CINCINNATI - John Brockhoeft bristles at the use of the word violence to describe the war he has waged against abortion.
For Brockhoeft, who went to prison for setting fire to two Cincinnati abortion clinics and for trying to bomb another, such actions are justified.
“When you call the destruction of a facility like that, where people are tortured to death, when you call the use of force against that violence, you’re using pro-abortion rhetoric,” Brockhoeft said in a wide-ranging and exclusive interview last week. “You’re pretending not to be able to make the distinction between violence and the use of force.”
Asked if he regretted his crimes or the years he served in federal prison, Brockhoeft is definitive.

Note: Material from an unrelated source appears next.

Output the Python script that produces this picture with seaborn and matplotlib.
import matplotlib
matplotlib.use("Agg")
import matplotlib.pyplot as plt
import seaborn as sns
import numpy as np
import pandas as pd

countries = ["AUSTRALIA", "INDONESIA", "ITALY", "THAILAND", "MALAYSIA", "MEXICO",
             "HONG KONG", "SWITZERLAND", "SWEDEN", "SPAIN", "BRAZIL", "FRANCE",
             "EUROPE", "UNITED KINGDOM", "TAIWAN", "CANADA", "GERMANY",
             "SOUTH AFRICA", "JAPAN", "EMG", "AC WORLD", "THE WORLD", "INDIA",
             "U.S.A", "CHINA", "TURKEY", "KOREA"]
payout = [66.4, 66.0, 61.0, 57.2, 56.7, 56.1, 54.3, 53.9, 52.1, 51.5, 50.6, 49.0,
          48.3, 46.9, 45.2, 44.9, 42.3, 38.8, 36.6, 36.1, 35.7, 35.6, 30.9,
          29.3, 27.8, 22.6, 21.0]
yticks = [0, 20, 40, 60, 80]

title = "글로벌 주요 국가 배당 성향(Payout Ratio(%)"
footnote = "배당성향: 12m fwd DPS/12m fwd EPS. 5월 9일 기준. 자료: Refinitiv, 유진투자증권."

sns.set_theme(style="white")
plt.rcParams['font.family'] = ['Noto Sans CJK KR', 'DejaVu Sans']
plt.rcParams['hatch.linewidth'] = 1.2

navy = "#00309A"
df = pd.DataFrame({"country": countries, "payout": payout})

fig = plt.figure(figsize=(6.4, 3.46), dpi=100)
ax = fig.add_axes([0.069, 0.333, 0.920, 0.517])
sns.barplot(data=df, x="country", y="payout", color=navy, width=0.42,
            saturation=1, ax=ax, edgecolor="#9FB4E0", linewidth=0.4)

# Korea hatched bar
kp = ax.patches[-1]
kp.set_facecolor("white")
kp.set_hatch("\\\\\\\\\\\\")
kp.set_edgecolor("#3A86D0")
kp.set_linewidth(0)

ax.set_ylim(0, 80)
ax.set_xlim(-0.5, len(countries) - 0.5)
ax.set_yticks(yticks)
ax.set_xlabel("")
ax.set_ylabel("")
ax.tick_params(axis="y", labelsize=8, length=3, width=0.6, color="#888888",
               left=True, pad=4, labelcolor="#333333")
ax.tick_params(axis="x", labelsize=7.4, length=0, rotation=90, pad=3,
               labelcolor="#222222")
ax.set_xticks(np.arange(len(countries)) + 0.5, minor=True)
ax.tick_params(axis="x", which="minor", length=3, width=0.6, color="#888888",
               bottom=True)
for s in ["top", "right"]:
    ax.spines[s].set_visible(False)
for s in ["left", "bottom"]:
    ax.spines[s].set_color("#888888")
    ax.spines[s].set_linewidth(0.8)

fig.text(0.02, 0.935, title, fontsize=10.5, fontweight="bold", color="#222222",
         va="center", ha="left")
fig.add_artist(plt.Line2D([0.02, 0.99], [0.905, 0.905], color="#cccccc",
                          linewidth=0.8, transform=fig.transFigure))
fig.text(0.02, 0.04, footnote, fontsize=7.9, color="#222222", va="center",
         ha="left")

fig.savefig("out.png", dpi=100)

“For me, personally, was it worth it? Incredibly so,” he said.
Brockhoeft launched his crusade against abortion in the 1980s with the Tri-State as his battleground.
As part of a militant group known as the Army of God, Brockhoeft set fires to two local abortion clinics in 1985 and planted a pipe bomb at the temporary offices of one of them in 1987.

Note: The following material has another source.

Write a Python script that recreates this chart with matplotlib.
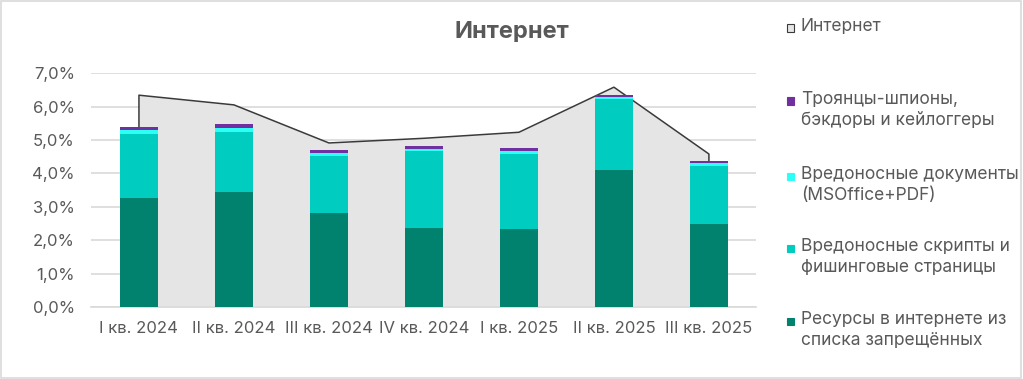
"""Internet threats by quarter: stacked bars over the total area."""
import matplotlib
matplotlib.use("Agg")
import matplotlib.pyplot as plt
from matplotlib.patches import Rectangle
from matplotlib.ticker import FuncFormatter

plt.rcParams["font.family"] = ["Inter", "DejaVu Sans"]

quarters = ["I кв. 2024", "II кв. 2024", "III кв. 2024", "IV кв. 2024",
            "I кв. 2025", "II кв. 2025", "III кв. 2025"]
total = [6.34, 6.05, 4.91, 5.05, 5.23, 6.58, 4.58]
banned = [3.27, 3.44, 2.81, 2.37, 2.34, 4.10, 2.49]
scripts = [1.91, 1.80, 1.71, 2.30, 2.24, 2.13, 1.73]
documents = [0.12, 0.12, 0.09, 0.06, 0.09, 0.06, 0.09]
trojans = [0.09, 0.12, 0.09, 0.09, 0.09, 0.06, 0.06]

series = [
    (banned, "#00826F", "Ресурсы в интернете из\nсписка запрещённых"),
    (scripts, "#00CCBF", "Вредоносные скрипты и\nфишинговые страницы"),
    (documents, "#2BFFF6", "Вредоносные документы\n(MSOffice+PDF)"),
    (trojans, "#7030A0", "Троянцы-шпионы,\nбэкдоры и кейлоггеры"),
]

GREY = "#595959"
fig = plt.figure(figsize=(10.23, 3.79), dpi=100, facecolor="white")
fig.patches.append(Rectangle((0.001, 0.002), 0.997, 0.995, transform=fig.transFigure,
                             fill=False, edgecolor="#D9D9D9", lw=1.2))
ax = fig.add_axes([0.0894, 0.190, 0.650, 0.617])

x = list(range(len(quarters)))
ax.fill_between(x, total, 0, color="#E5E5E5", lw=0, zorder=1)
ax.plot([x[0]] + x + [x[-1]], [0] + total + [0], color="#3A3A3A", lw=1.1, zorder=2)

bottom = [0.0] * len(x)
for vals, col, _ in series:
    ax.bar(x, vals, width=0.4, bottom=bottom, color=col, lw=0, zorder=3)
    bottom = [b + v for b, v in zip(bottom, vals)]

ax.set_xlim(-0.5, len(x) - 0.5)
ax.set_ylim(0, 7)
ax.set_yticks(range(8))
ax.yaxis.set_major_formatter(FuncFormatter(lambda v, p: f"{v:.1f}%".replace(".", ",")))
ax.grid(axis="y", color="#D9D9D9", lw=1.2, zorder=0)
ax.set_axisbelow(True)
for s in ["top", "right", "left"]:
    ax.spines[s].set_visible(False)
ax.spines["bottom"].set_color("#D9D9D9")
ax.spines["bottom"].set_linewidth(1.2)
ax.set_xticks(x)
ax.set_xticklabels(quarters)
ax.tick_params(axis="both", length=0, labelsize=12, labelcolor=GREY)
ax.tick_params(axis="y", pad=12)
ax.tick_params(axis="x", pad=10)

fig.text(0.5, 0.916, "Интернет", ha="center", va="center", fontsize=17,
         fontweight="bold", color=GREY)

# legend, drawn by hand to match the uneven spacing
W, H = 1023.0, 379.0
entries = [("Интернет", "#E5E5E5", 28)] + [(lab, col, y) for (_, col, lab), y in
                                          zip(series[::-1], [101, 176, 248, 321])]
for lab, col, ytop in entries:
    fig.patches.append(Rectangle((787 / W, 1 - (ytop + 3.5) / H), 7 / W, 7 / H,
                                 transform=fig.transFigure, facecolor=col,
                                 edgecolor="#3A3A3A" if lab == "Интернет" else col, lw=0.8))
    fig.text(801 / W, 1 - (ytop - 10) / H, lab, ha="left", va="top", fontsize=12.5,
             color=GREY, linespacing=1.3)

fig.savefig("out.png", dpi=100, facecolor="white")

The attacker’s identity was a mystery until federal agents arrested Brockhoeft in Florida with bomb-making materials in his car in May 1988.
After serving seven years in federal prison, Brockhoeft largely has remained out of the spotlight since his release.

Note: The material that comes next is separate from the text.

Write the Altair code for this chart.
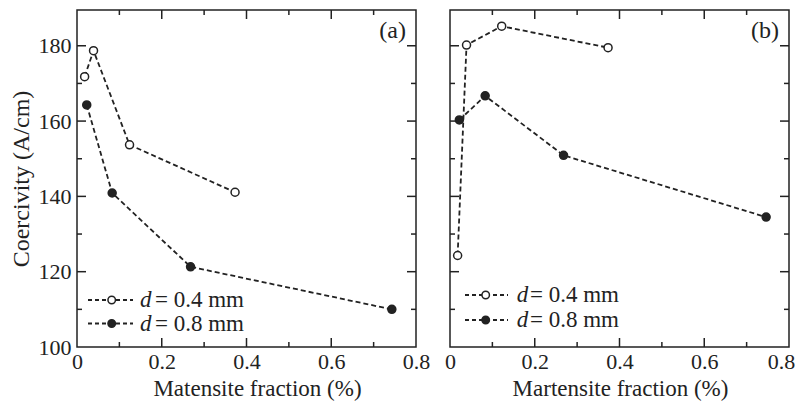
import altair as alt
import pandas as pd

# ---------------- data ----------------
SERIES = ["d = 0.4 mm", "d = 0.8 mm"]
LEGEND_REST = ["= 0.4 mm", "= 0.8 mm"]

# panel (a)
xa_04 = [0.018, 0.039, 0.124, 0.373]
ya_04 = [171.8, 178.7, 153.7, 141.1]
xa_08 = [0.023, 0.083, 0.268, 0.743]
ya_08 = [164.3, 140.9, 121.3, 110.0]

# panel (b)
xb_04 = [0.018, 0.039, 0.122, 0.373]
yb_04 = [124.3, 180.2, 185.2, 179.5]
xb_08 = [0.022, 0.083, 0.268, 0.746]
yb_08 = [160.3, 166.7, 150.9, 134.5]

X_LABEL_TICKS = [0, 0.2, 0.4, 0.6, 0.8]
X_MAJOR = [0.2, 0.4, 0.6]
X_MINOR = [0.1, 0.3, 0.5, 0.7]
Y_LABEL_TICKS = [100, 120, 140, 160, 180]
Y_MAJOR = [120, 140, 160, 180]
Y_MINOR = [110, 130, 150, 170]

PANEL_LABELS = ["(a)", "(b)"]
X_TITLES = ["Matensite fraction (%)", "Martensite fraction (%)"]
Y_TITLE = "Coercivity (A/cm)"

# ---------------- style ----------------
W, H = 339, 337
INK = "#222222"
FONT = "Liberation Serif"
FS_LAB = 22
FS_TIT = 23
FS_TXT = 23
X_DOMAIN = [0, 0.8]
Y_DOMAIN = [100, 189.5]
DASH = [5, 3]


def frame_df(xs, ys, name):
    return pd.DataFrame({"x": xs, "y": ys, "series": name})


def panel(d04, d08, xtitle, plabel, show_y, leg, title_x, last_shift):
    leg_x0, leg_mk, leg_x1, leg_d, leg_eq, leg_y0, leg_y1 = leg
    df = pd.concat([frame_df(*d04, SERIES[0]), frame_df(*d08, SERIES[1])])
    xs = alt.Scale(domain=X_DOMAIN, nice=False, zero=False)
    ys = alt.Scale(domain=Y_DOMAIN, nice=False, zero=False)
    xaxis = alt.Axis(values=X_LABEL_TICKS, title=xtitle, ticks=False, domain=False,
                     grid=False, labelFlush=False, labelPadding=4,
                     labelOffset={"condition": {"test": "datum.value > 0.79",
                                                "value": last_shift}, "value": 0},
                     titleX=title_x, titleY=48, titleBaseline="alphabetic",
                     labelFont=FONT, titleFont=FONT, labelFontSize=FS_LAB,
                     titleFontSize=FS_TIT, labelColor=INK, titleColor=INK,
                     titleFontWeight="normal",
                     labelExpr="datum.value == 0 ? '0' : format(datum.value, '.1f')")
    if show_y:
        yaxis = alt.Axis(values=Y_LABEL_TICKS, title=Y_TITLE, ticks=False, domain=False,
                         grid=False, labelPadding=6, titlePadding=5,
                         labelFont=FONT, titleFont=FONT, labelFontSize=FS_LAB,
                         titleFontSize=24, labelColor=INK, titleColor=INK,
                         titleFontWeight="normal")
    else:
        yaxis = None
    base = alt.Chart(df)
    line = base.mark_line(color=INK, strokeDash=DASH, strokeWidth=1.8).encode(
        x=alt.X("x:Q", scale=xs, axis=xaxis),
        y=alt.Y("y:Q", scale=ys, axis=yaxis),
        detail="series:N",
    )
    pts = base.mark_point(shape="circle", size=64, filled=True, strokeWidth=1.5,
                          opacity=1).encode(
        x="x:Q", y="y:Q",
        fill=alt.Fill("series:N", scale=alt.Scale(domain=SERIES, range=["white", INK]),
                      legend=None),
        stroke=alt.value(INK),
    )
    layers = [line, pts]

    # inner ticks on all four sides
    def xt(vals, L):
        c = alt.Chart(pd.DataFrame({"v": vals}))
        bot = c.mark_rule(color=INK, strokeWidth=1.5).encode(
            x="v:Q", y=alt.value(H), y2=alt.value(H - L))
        top = c.mark_rule(color=INK, strokeWidth=1.5).encode(
            x="v:Q", y=alt.value(0), y2=alt.value(L))
        return [bot, top]

    def yt(vals, L):
        c = alt.Chart(pd.DataFrame({"v": vals}))
        lft = c.mark_rule(color=INK, strokeWidth=1.5).encode(
            y="v:Q", x=alt.value(0), x2=alt.value(L))
        rgt = c.mark_rule(color=INK, strokeWidth=1.5).encode(
            y="v:Q", x=alt.value(W), x2=alt.value(W - L))
        return [lft, rgt]

    layers += xt(X_MAJOR, 9) + xt(X_MINOR, 5) + yt(Y_MAJOR, 9) + yt(Y_MINOR, 5)

    # panel label
    lab = alt.Chart(pd.DataFrame({"t": [plabel]})).mark_text(
        font=FONT, fontSize=24, color=INK, align="right", baseline="middle").encode(
        text="t:N", x=alt.value(W - 10), y=alt.value(21))
    layers.append(lab)

    # legend (manual, to allow italic d)
    for yy, rest, fill in zip([leg_y0, leg_y1], LEGEND_REST, ["white", INK]):
        c = alt.Chart(pd.DataFrame({"t": [rest], "d": ["d"]}))
        layers.append(c.mark_rule(color=INK, strokeDash=[4, 3], strokeWidth=1.8).encode(
            x=alt.value(leg_x0), x2=alt.value(leg_x1), y=alt.value(yy)))
        layers.append(c.mark_point(shape="circle", size=56, filled=True, fill=fill,
                                   stroke=INK, strokeWidth=1.5, opacity=1).encode(
            x=alt.value(leg_mk), y=alt.value(yy)))
        layers.append(c.mark_text(font=FONT, fontSize=FS_TXT, fontStyle="italic",
                                  color=INK, align="left", baseline="middle").encode(
            text="d:N", x=alt.value(leg_d), y=alt.value(yy)))
        layers.append(c.mark_text(font=FONT, fontSize=FS_TXT, color=INK,
                                  align="left", baseline="middle").encode(
            text="t:N", x=alt.value(leg_eq), y=alt.value(yy)))

    return alt.layer(*layers).properties(width=W, height=H)


left = panel((xa_04, ya_04), (xa_08, ya_08), X_TITLES[0], PANEL_LABELS[0], True,
             (11, 34.7, 56, 63, 78, 290, 313.5), 180, 0)
right = panel((xb_04, yb_04), (xb_08, yb_08), X_TITLES[1], PANEL_LABELS[1], False,
              (15, 35.7, 58, 66.7, 80, 285, 310), 170, -8)

chart = alt.hconcat(left, right, spacing=34, bounds="flush").properties(
    autosize=alt.AutoSizeParams(type="none"),
    padding={"left": 69, "top": 2, "right": 787 - 69, "bottom": 390},
).configure_view(stroke=INK, strokeWidth=1.5).configure_axis(
    labelFont=FONT, labelFontSize=FS_LAB, labelColor=INK,
    titleFont=FONT, titleFontSize=FS_TIT, titleColor=INK, titleFontWeight="normal",
).configure_text(font=FONT)

chart.save("out.html", embed_options={"renderer": "svg", "actions": False})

In an exclusive interview with WCPO Digital, Brockhoeft spoke of his crimes, of the years he served in federal prison and of the cause to end what he sees as the evil of abortion – a cause to which he remains committed.
On the 40th anniversary of the Roe v. Wade decision that legalized abortion, WCPO Digital found Brockhoeft living in a small home in rural Adams County, about 70 miles east of Cincinnati, with his second wife and their six children.
Now an over-the-road truck driver, he regularly drives across a multi-state region for his work.
Reflecting on his time in prison, Brockhoeft said, “I lost seven years of my life, but I gained a beautiful young wife who loves me, and six more children, besides the three I already had. I couldn’t imagine life without any one of those children … I never would’ve met this woman, my wife, if I hadn’t done that. She wrote to me in prison, out of the blue.”
Moreover, Brockhoeft stays in contact with his fellow activists in the Army of God, and envisions stopping all abortions by “people taking to the streets and demanding an end to it.”
“I foresee victory – complete victory – but I don’t know how long it will take,” he said. “If you had asked me 30 years ago if this slaughter would go on for 40 years, I would’ve said no. God would bring judgment down before that. But here we are, 40 years later. I am still positive the Lord will give us victory someday. When? I don’t know.”
To turn the tide he thinks it will take grassroots action, not legislation or judicial rulings.
“I think it will happen one of two ways: Either God’s judgment coming down on our nation, or a great revival and people taking to the streets and demanding an end to it,” he said.
Now 61, Brockhoeft could be mistaken for anyone’s kindly grandfather with his bushy beard and soft-spoken demeanor. Few would guess that he was once labeled a domestic terrorist.
In fact, Brockhoeft was featured in an article last March in the Highland County Press, along with two other military veterans. Then-Congresswoman Jean Schmidt presented Brockhoeft with three medals she helped him obtain for his service with the Navy during the Vietnam War. There was no mention of his criminal past.
During the 1980s, Brockhoeft was a mail handler who lived in Hebron, Ky. Raised a Methodist, he later became a self-described fundamentalist Christian. He credits a column written by conservative Pat Buchanan in 1984 for inspiring his attacks on clinics.
“Something about what he said that day made me stop looking at it from a statistical perspective and suddenly I saw these babies as specific individuals,” Brockhoeft said.
“Here you have this baby girl who’s waited thousands of years in the heart of God for her only chance at life in this world, and a few weeks ago she was conceived finally, after all this time, and tomorrow her mother is planning on taking her in to be dismembered,” he said.
The epiphany would lead to a trail of fire and destruction in Cincinnati.
In December 1985, Brockhoeft set a fire in the basement of the Margaret Sanger Center of Planned Parenthood on Auburn Avenue in Mount Auburn. It caused $75,000 in damage, and the clinic was closed for about six months while the building was demolished and a new structure was built.
At the same time, Brockhoeft set fire to the Women’s Health Care Center on East McMillan Street in Mount Auburn, causing $250,000 in damage.
Later, in February 1987, Brockhoeft placed a pipe bomb outside the temporary offices of the Sanger Center, but it was discovered and removed before it exploded.
Today, Brockhoeft insists he took extra care to ensure employees and patients weren’t hurt in his attacks.